**Problem to solve**.
Your task is to repeat the lines below exactly, excluding any pictures they contain.

**Given material**.
========================================================================

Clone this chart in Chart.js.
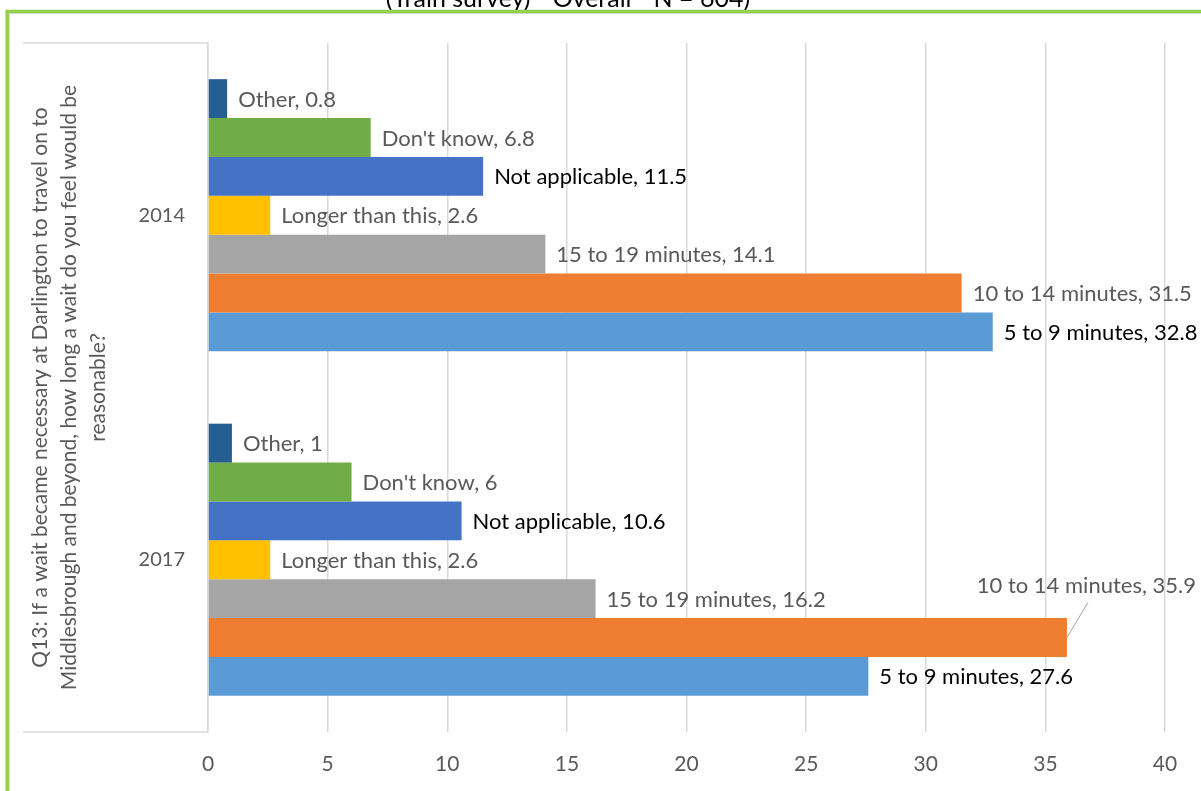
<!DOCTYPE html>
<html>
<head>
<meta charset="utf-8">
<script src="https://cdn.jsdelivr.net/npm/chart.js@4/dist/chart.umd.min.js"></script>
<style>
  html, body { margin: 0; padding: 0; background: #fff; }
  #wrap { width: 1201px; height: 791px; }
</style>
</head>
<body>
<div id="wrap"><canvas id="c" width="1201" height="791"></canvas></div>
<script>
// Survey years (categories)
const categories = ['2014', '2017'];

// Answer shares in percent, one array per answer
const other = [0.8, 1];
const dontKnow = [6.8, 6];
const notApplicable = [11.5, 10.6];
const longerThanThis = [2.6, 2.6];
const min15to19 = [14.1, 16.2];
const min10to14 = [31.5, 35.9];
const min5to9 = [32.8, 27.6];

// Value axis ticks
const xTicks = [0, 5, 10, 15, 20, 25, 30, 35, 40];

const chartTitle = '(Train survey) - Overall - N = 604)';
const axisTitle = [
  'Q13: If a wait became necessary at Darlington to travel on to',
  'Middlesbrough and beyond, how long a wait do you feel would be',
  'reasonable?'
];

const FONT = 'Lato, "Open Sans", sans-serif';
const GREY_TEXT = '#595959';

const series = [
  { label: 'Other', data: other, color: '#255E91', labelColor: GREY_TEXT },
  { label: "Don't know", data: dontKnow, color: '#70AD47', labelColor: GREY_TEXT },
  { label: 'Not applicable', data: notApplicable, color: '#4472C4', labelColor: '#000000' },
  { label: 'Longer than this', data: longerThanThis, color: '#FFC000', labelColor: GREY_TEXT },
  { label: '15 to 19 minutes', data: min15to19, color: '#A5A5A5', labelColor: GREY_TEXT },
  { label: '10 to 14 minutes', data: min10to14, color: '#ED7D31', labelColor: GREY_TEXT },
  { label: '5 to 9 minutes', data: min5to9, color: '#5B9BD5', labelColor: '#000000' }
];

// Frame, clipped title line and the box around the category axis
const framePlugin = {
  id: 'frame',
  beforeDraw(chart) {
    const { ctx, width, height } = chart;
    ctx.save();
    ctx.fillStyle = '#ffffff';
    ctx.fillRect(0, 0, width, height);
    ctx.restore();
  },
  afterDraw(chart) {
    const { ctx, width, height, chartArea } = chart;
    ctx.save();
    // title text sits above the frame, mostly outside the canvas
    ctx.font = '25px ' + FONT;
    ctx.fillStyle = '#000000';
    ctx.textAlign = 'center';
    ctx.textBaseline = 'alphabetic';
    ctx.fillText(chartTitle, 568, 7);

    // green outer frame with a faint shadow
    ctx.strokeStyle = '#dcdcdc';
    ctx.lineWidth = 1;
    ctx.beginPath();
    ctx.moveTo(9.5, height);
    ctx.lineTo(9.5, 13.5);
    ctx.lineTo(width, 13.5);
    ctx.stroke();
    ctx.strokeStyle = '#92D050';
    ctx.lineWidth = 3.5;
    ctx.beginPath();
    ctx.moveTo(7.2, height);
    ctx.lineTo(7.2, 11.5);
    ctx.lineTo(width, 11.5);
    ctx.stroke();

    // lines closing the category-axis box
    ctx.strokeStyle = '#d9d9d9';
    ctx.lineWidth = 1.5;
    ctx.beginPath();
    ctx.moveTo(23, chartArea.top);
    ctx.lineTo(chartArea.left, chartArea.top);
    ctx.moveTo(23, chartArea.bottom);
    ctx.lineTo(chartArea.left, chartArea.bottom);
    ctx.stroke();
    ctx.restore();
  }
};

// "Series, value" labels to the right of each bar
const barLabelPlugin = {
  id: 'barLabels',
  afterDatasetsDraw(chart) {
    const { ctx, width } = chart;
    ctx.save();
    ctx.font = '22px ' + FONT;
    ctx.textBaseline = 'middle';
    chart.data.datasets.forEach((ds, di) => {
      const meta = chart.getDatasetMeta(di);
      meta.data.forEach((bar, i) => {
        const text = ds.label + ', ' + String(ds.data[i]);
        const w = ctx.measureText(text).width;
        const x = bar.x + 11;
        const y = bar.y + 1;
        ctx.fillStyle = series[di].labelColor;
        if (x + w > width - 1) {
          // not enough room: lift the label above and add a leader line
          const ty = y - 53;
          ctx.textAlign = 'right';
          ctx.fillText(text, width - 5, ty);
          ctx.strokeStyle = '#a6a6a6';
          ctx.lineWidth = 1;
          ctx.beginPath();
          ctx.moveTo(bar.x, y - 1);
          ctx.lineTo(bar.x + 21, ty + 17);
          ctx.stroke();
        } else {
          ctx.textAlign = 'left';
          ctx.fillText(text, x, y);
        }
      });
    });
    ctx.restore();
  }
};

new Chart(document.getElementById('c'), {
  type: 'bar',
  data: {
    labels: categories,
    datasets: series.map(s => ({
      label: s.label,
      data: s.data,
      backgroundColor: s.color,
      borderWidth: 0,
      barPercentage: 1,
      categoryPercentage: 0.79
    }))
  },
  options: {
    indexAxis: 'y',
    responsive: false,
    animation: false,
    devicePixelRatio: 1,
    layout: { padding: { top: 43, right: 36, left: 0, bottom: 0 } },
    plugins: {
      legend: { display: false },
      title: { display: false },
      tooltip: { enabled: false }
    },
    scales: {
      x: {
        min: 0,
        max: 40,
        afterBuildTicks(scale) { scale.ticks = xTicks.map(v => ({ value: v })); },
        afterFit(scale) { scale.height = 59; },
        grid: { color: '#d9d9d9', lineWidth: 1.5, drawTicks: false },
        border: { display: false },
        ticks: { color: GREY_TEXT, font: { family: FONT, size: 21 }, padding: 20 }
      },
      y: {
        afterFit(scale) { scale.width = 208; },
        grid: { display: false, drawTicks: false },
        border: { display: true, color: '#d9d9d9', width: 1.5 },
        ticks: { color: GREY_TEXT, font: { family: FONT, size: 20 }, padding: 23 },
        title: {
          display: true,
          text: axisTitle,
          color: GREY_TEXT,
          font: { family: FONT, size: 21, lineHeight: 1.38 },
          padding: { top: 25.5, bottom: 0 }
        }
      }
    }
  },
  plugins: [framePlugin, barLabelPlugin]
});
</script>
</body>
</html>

========================================================================

**Complete answer**.
Clone this chart in Chart.js.
<!DOCTYPE html>
<html>
<head>
<meta charset="utf-8">
<script src="https://cdn.jsdelivr.net/npm/chart.js@4/dist/chart.umd.min.js"></script>
<style>
  html, body { margin: 0; padding: 0; background: #fff; }
  #wrap { width: 1201px; height: 791px; }
</style>
</head>
<body>
<div id="wrap"><canvas id="c" width="1201" height="791"></canvas></div>
<script>
// Survey years (categories)
const categories = ['2014', '2017'];

// Answer shares in percent, one array per answer
const other = [0.8, 1];
const dontKnow = [6.8, 6];
const notApplicable = [11.5, 10.6];
const longerThanThis = [2.6, 2.6];
const min15to19 = [14.1, 16.2];
const min10to14 = [31.5, 35.9];
const min5to9 = [32.8, 27.6];

// Value axis ticks
const xTicks = [0, 5, 10, 15, 20, 25, 30, 35, 40];

const chartTitle = '(Train survey) - Overall - N = 604)';
const axisTitle = [
  'Q13: If a wait became necessary at Darlington to travel on to',
  'Middlesbrough and beyond, how long a wait do you feel would be',
  'reasonable?'
];

const FONT = 'Lato, "Open Sans", sans-serif';
const GREY_TEXT = '#595959';

const series = [
  { label: 'Other', data: other, color: '#255E91', labelColor: GREY_TEXT },
  { label: "Don't know", data: dontKnow, color: '#70AD47', labelColor: GREY_TEXT },
  { label: 'Not applicable', data: notApplicable, color: '#4472C4', labelColor: '#000000' },
  { label: 'Longer than this', data: longerThanThis, color: '#FFC000', labelColor: GREY_TEXT },
  { label: '15 to 19 minutes', data: min15to19, color: '#A5A5A5', labelColor: GREY_TEXT },
  { label: '10 to 14 minutes', data: min10to14, color: '#ED7D31', labelColor: GREY_TEXT },
  { label: '5 to 9 minutes', data: min5to9, color: '#5B9BD5', labelColor: '#000000' }
];

// Frame, clipped title line and the box around the category axis
const framePlugin = {
  id: 'frame',
  beforeDraw(chart) {
    const { ctx, width, height } = chart;
    ctx.save();
    ctx.fillStyle = '#ffffff';
    ctx.fillRect(0, 0, width, height);
    ctx.restore();
  },
  afterDraw(chart) {
    const { ctx, width, height, chartArea } = chart;
    ctx.save();
    // title text sits above the frame, mostly outside the canvas
    ctx.font = '25px ' + FONT;
    ctx.fillStyle = '#000000';
    ctx.textAlign = 'center';
    ctx.textBaseline = 'alphabetic';
    ctx.fillText(chartTitle, 568, 7);

    // green outer frame with a faint shadow
    ctx.strokeStyle = '#dcdcdc';
    ctx.lineWidth = 1;
    ctx.beginPath();
    ctx.moveTo(9.5, height);
    ctx.lineTo(9.5, 13.5);
    ctx.lineTo(width, 13.5);
    ctx.stroke();
    ctx.strokeStyle = '#92D050';
    ctx.lineWidth = 3.5;
    ctx.beginPath();
    ctx.moveTo(7.2, height);
    ctx.lineTo(7.2, 11.5);
    ctx.lineTo(width, 11.5);
    ctx.stroke();

    // lines closing the category-axis box
    ctx.strokeStyle = '#d9d9d9';
    ctx.lineWidth = 1.5;
    ctx.beginPath();
    ctx.moveTo(23, chartArea.top);
    ctx.lineTo(chartArea.left, chartArea.top);
    ctx.moveTo(23, chartArea.bottom);
    ctx.lineTo(chartArea.left, chartArea.bottom);
    ctx.stroke();
    ctx.restore();
  }
};

// "Series, value" labels to the right of each bar
const barLabelPlugin = {
  id: 'barLabels',
  afterDatasetsDraw(chart) {
    const { ctx, width } = chart;
    ctx.save();
    ctx.font = '22px ' + FONT;
    ctx.textBaseline = 'middle';
    chart.data.datasets.forEach((ds, di) => {
      const meta = chart.getDatasetMeta(di);
      meta.data.forEach((bar, i) => {
        const text = ds.label + ', ' + String(ds.data[i]);
        const w = ctx.measureText(text).width;
        const x = bar.x + 11;
        const y = bar.y + 1;
        ctx.fillStyle = series[di].labelColor;
        if (x + w > width - 1) {
          // not enough room: lift the label above and add a leader line
          const ty = y - 53;
          ctx.textAlign = 'right';
          ctx.fillText(text, width - 5, ty);
          ctx.strokeStyle = '#a6a6a6';
          ctx.lineWidth = 1;
          ctx.beginPath();
          ctx.moveTo(bar.x, y - 1);
          ctx.lineTo(bar.x + 21, ty + 17);
          ctx.stroke();
        } else {
          ctx.textAlign = 'left';
          ctx.fillText(text, x, y);
        }
      });
    });
    ctx.restore();
  }
};

new Chart(document.getElementById('c'), {
  type: 'bar',
  data: {
    labels: categories,
    datasets: series.map(s => ({
      label: s.label,
      data: s.data,
      backgroundColor: s.color,
      borderWidth: 0,
      barPercentage: 1,
      categoryPercentage: 0.79
    }))
  },
  options: {
    indexAxis: 'y',
    responsive: false,
    animation: false,
    devicePixelRatio: 1,
    layout: { padding: { top: 43, right: 36, left: 0, bottom: 0 } },
    plugins: {
      legend: { display: false },
      title: { display: false },
      tooltip: { enabled: false }
    },
    scales: {
      x: {
        min: 0,
        max: 40,
        afterBuildTicks(scale) { scale.ticks = xTicks.map(v => ({ value: v })); },
        afterFit(scale) { scale.height = 59; },
        grid: { color: '#d9d9d9', lineWidth: 1.5, drawTicks: false },
        border: { display: false },
        ticks: { color: GREY_TEXT, font: { family: FONT, size: 21 }, padding: 20 }
      },
      y: {
        afterFit(scale) { scale.width = 208; },
        grid: { display: false, drawTicks: false },
        border: { display: true, color: '#d9d9d9', width: 1.5 },
        ticks: { color: GREY_TEXT, font: { family: FONT, size: 20 }, padding: 23 },
        title: {
          display: true,
          text: axisTitle,
          color: GREY_TEXT,
          font: { family: FONT, size: 21, lineHeight: 1.38 },
          padding: { top: 25.5, bottom: 0 }
        }
      }
    }
  },
  plugins: [framePlugin, barLabelPlugin]
});
</script>
</body>
</html>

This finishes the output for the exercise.